An interesting article appeared in the New York Times this week about a trend of some coffee shops not offering seating – standing room only – and trying to make the space more about the coffee and the other customers than about hunkering down, plugged into your iPhone, iPad, and iPod. This spurred some thoughts and I beg you to bear with me as I bring them up in the disjointed manner one might expect after having had a double espresso on an empty stomach.
First, a few excerpts from the article, to give you the general idea of it:
At times, the large back room at Café Grumpy in Greenpoint, Brooklyn, has so many customers typing and wearing noise-canceling headphones that it looks like an office without the cubicles. A second Café Grumpy location, in Chelsea, prohibited laptops after too many customers ran extension cords across the room. …
When Café Grumpy’s owners … decided to open a third location … they built a solution to the laptop problem right into the design. The furniture consists of a counter in the back and a chest-high table in the front. …
“I don’t think I’d ever do a bigger space with tables and chairs again,” [one of the owners] said. “I appreciate the idea of when you go someplace and it feels like a home away from home, but I don’t think it should be a home office away from home.” [emphasis mine]

Photo courtesy the New York Times
Earlier this summer, the Bluebird Coffee Shop in the East Village replaced half its tables and most of the chairs with two counters and a few stools. “A coffee shop should be a place to meet your friends and hold conversations and cultivate ideas instead of — I’m going to get in trouble for saying this, so I have to be careful — instead of sticking your head in a laptop,” said [Bluebird’s owner].
Third Places
Years ago, just as I was starting university, coffee shops were starting to come into fashion in the US. Starbucks was around, although not as ubiquitous as it is these days. I remember reading an in-depth article about the concept of Third Places, an article that contributed to my interest, and my brief majoring in, urban studies.
Third Places are informal public gathering spaces that offer a balance between the spheres of home and work, the first and second places, respectively, in our lives. Just as a tripod offers more stability than a bipod, the third place can serve to keep us from falling into a mental trap of “home to work and back again”.
The article, and many like it, identify examples of third places such as the cafe in French culture, the corner pub in the British Isles, and the espresso bar in Italy. Places that serve to anchor neighborhood life. The underlying thesis of the article was that the overall quality of life in a society is better when there is such a third place and declines in the absence of such spaces.

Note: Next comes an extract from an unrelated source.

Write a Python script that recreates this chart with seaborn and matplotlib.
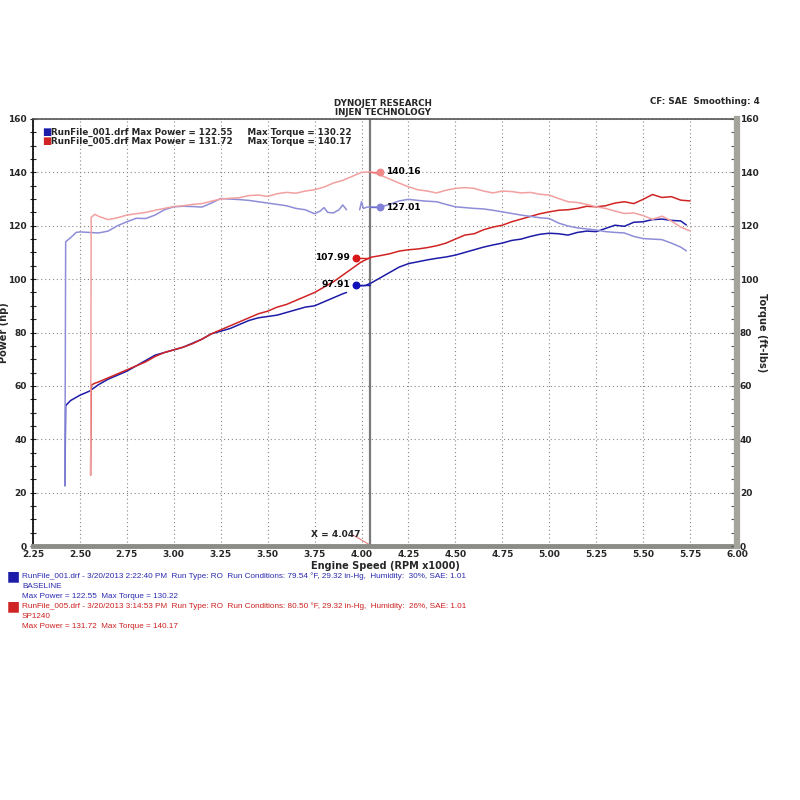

The corner pub has served as a third place in Britain
Do We Actually Have Third Places?
I’ve observed is that we’ve built a great number of spaces that are designed to look like third places – indeed, Starbucks’ founder and CEO Howard Schultz (no relation) acknowledges that as one of the omnipresent chain’s motivations. But these spaces don’t actually function as true third places.
How many of you go to a business like Starbucks regularly enough that you know the employees who work there, but don’t know any of the other customers? There are certainly many small businesses within walking distance of my house (including a Starbucks, I type a bit guiltily) where I recognize the staff but none of the patrons.
The element that is missing from our pseudo third places is our interaction with our neighbors, the other customers in the place. Some of that may be because the third places we visit are largely outside of our neighborhood, often on the way to (or nearby) work. That begs the question, are they really third places in the true definition of the word? They cannot anchor a neighborhood if they are not in your neighborhood.
As an aside, I have to wonder whether the increasing political polarization in the US is due in some small part to this lack of third places in which we interact with our neighbors. When we don’t know our neighbors, much less have the opportunity to interact and converse with them, what hope is there of having a civil dialogue about the issues of the day?
What About My Third Places?
About a five-minute walk away from my home, at the mouth of the soi (alley) where I live, there is a small corner spot that is a small, failing Japanese bar. It is steps away from the entrance to the Skytrain station, near a busy intersection, and across the street from a private international school. It strikes me that it would be the perfect location for a coffee bar that the NY Times article talks about. Being at the gateway to my neighborhood and just next to a transit station, it would be the ideal crossing path for neighbors. I don’t know if it would work financially – there are a lot of factors at play here – but in terms of being an effective third place, it would be well suited.
Another possibility is one of two small retail spots on the street level of my 8-story condo building. It is currently empty but the juristic board says that a lease has been signed for someone to open a small cafe of some sort. That would be an ideal third place, right? Go down for a morning coffee, meet and chat with my building’s neighbors and other people in the neighborhood. We’ll see if it works out like that.

Courtesy The Age newspaper, Melbourne
Somewhere in my mind, I imagine either patronizing (or owning) a place like the one pictured above. An espresso bar that is crowded with people from the neighborhood, getting their coffee, chatting for a bit, and then going on their way. Somewhere warm and convivial.
What about you? Do you have a third place? Do you see an absence of third places in our societies? And what do you think about coffee bars without a place to sit down and plug into your digital devices?